Es una tensión ética que atraviesa a la cultura contemporánea, donde ya no separamos tan fácilmente el arte del artista.
Al mismo tiempo, es importante recordar que la comunidad judía no es homogénea, y dentro de ella hay voces profundamente críticas con las acciones del Estado de Israel, así como también hay artistas -judíos o no- que eligen expresarse desde la música sin convertirla explícitamente en vehículo político.

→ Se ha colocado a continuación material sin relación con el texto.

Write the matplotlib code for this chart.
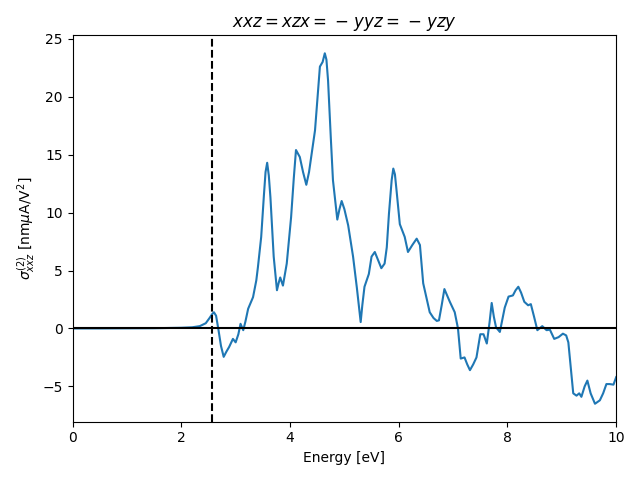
import matplotlib
matplotlib.use("Agg")
import matplotlib.pyplot as plt
import numpy as np

# energy (eV) and sigma values
energy = [0.0, 0.5, 1.0, 1.5, 2.0, 2.2, 2.34, 2.45, 2.52, 2.57, 2.60, 2.64, 2.68,
          2.73, 2.78, 2.83, 2.88, 2.95, 3.0, 3.05, 3.09, 3.14, 3.18, 3.23, 3.32,
          3.38, 3.41, 3.47, 3.52, 3.55, 3.58, 3.61, 3.64, 3.70, 3.76, 3.79, 3.82,
          3.87, 3.94, 4.02, 4.07, 4.11, 4.18, 4.24, 4.30, 4.35, 4.39, 4.46, 4.50,
          4.55, 4.60, 4.64, 4.67, 4.70, 4.75, 4.79, 4.87, 4.91, 4.95, 5.00, 5.07,
          5.16, 5.23, 5.30, 5.33, 5.37, 5.45, 5.50, 5.56, 5.62, 5.68, 5.74, 5.78,
          5.82, 5.87, 5.90, 5.93, 5.96, 6.02, 6.11, 6.17, 6.25, 6.33, 6.39, 6.45,
          6.57, 6.64, 6.70, 6.74, 6.79, 6.84, 6.94, 7.03, 7.09, 7.14, 7.21, 7.26,
          7.31, 7.37, 7.43, 7.50, 7.56, 7.62, 7.67, 7.71, 7.75, 7.79, 7.86, 7.95,
          8.02, 8.10, 8.15, 8.20, 8.25, 8.31, 8.38, 8.43, 8.49, 8.55, 8.64, 8.72,
          8.78, 8.86, 8.94, 9.02, 9.08, 9.12, 9.16, 9.21, 9.27, 9.32, 9.36, 9.42,
          9.47, 9.53, 9.61, 9.70, 9.76, 9.82, 9.88, 9.95, 10.0]
sigma = [0.0, 0.0, 0.01, 0.02, 0.06, 0.1, 0.2, 0.45, 0.9, 1.25, 1.4, 1.1, 0.0,
         -1.5, -2.45, -2.0, -1.6, -0.9, -1.2, -0.5, 0.4, -0.15, 0.6, 1.7, 2.7,
         4.15, 5.3, 7.9, 11.5, 13.5, 14.3, 13.2, 11.3, 6.2, 3.3, 3.9, 4.4,
         3.7, 5.6, 9.6, 13.0, 15.4, 14.8, 13.5, 12.4, 13.5, 14.8, 17.1, 19.5,
         22.6, 23.0, 23.75, 23.2, 21.4, 16.5, 12.8, 9.4, 10.3, 11.0, 10.3, 8.9,
         6.2, 3.5, 0.55, 2.0, 3.6, 4.7, 6.2, 6.6, 5.9, 5.2, 5.6, 7.0,
         9.9, 12.8, 13.8, 13.3, 11.9, 9.0, 7.9, 6.6, 7.2, 7.75, 7.2, 3.9,
         1.4, 0.9, 0.65, 0.7, 2.0, 3.4, 2.3, 1.4, 0.0, -2.6, -2.5, -3.1,
         -3.6, -3.1, -2.5, -0.5, -0.5, -1.3, 0.5, 2.2, 1.0, 0.1, -0.3, 1.8,
         2.75, 2.85, 3.3, 3.6, 3.1, 2.3, 2.0, 2.1, 1.0, -0.15, 0.2, -0.15,
         -0.1, -0.9, -0.75, -0.45, -0.6, -1.2, -3.2, -5.6, -5.8, -5.6, -5.9, -5.0,
         -4.5, -5.6, -6.5, -6.2, -5.6, -4.8, -4.8, -4.85, -4.2]

gap = 2.57
title = r'$xxz = xzx = \hspace{0.1}-\hspace{0.1}yyz = \hspace{0.1}-\hspace{0.1}yzy$'

fig, ax = plt.subplots(figsize=(6.4, 4.8), dpi=100)
ax.plot(energy, sigma, color='C0', lw=1.5)
ax.axhline(0, color='black', lw=1.5)
ax.axvline(gap, color='black', ls='--', lw=1.5)

ax.set_xlim(0, 10)
ax.set_ylim(-8.05, 25.3)
ax.set_xlabel('Energy [eV]')
ax.set_ylabel(r'$\sigma^{(2)}_{xxz}$ [nm$\mu$A/V$^2$]')
ax.set_title(title)

fig.tight_layout()
fig.savefig('out.png')
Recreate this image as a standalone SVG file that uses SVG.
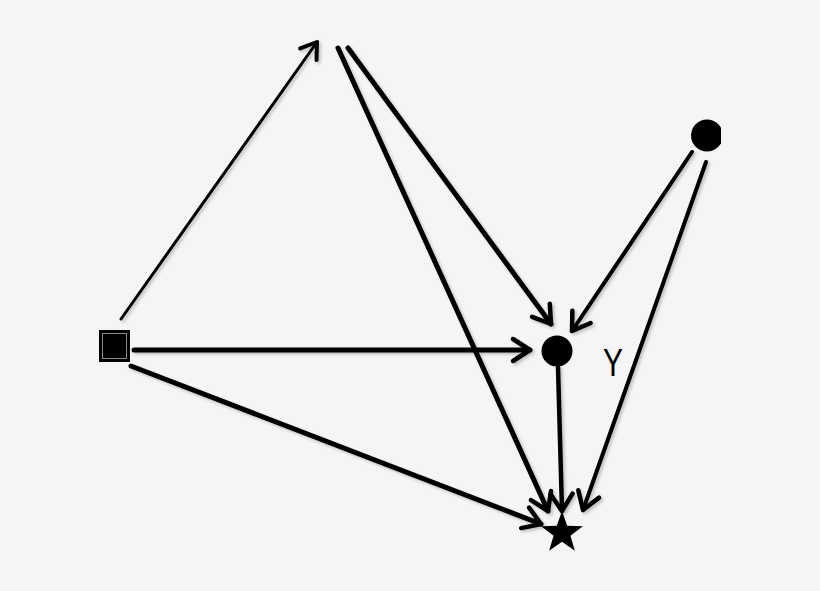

Esta elección puede parecer insuficiente o cómplice para algunos, comprensiblemente, sobre todo ante el horror de una violencia sistemática.
La pregunta de fondo quizás no es por qué ciertos músicos no se posicionan, sino cómo cada quien elige vivir su conciencia: ¿el arte es un refugio o una trinchera? ¿Puede seguir siendo neutral frente al genocidio?
Quizás cada persona es como es. Pero si hemos llegado al punto en que ni siquiera el arte, que nace del alma humana, puede guiarnos hacia la justicia y la empatía... entonces, tal vez, deberíamos apagar la luz y preguntarnos seriamente qué ha sido de la Raza Humana.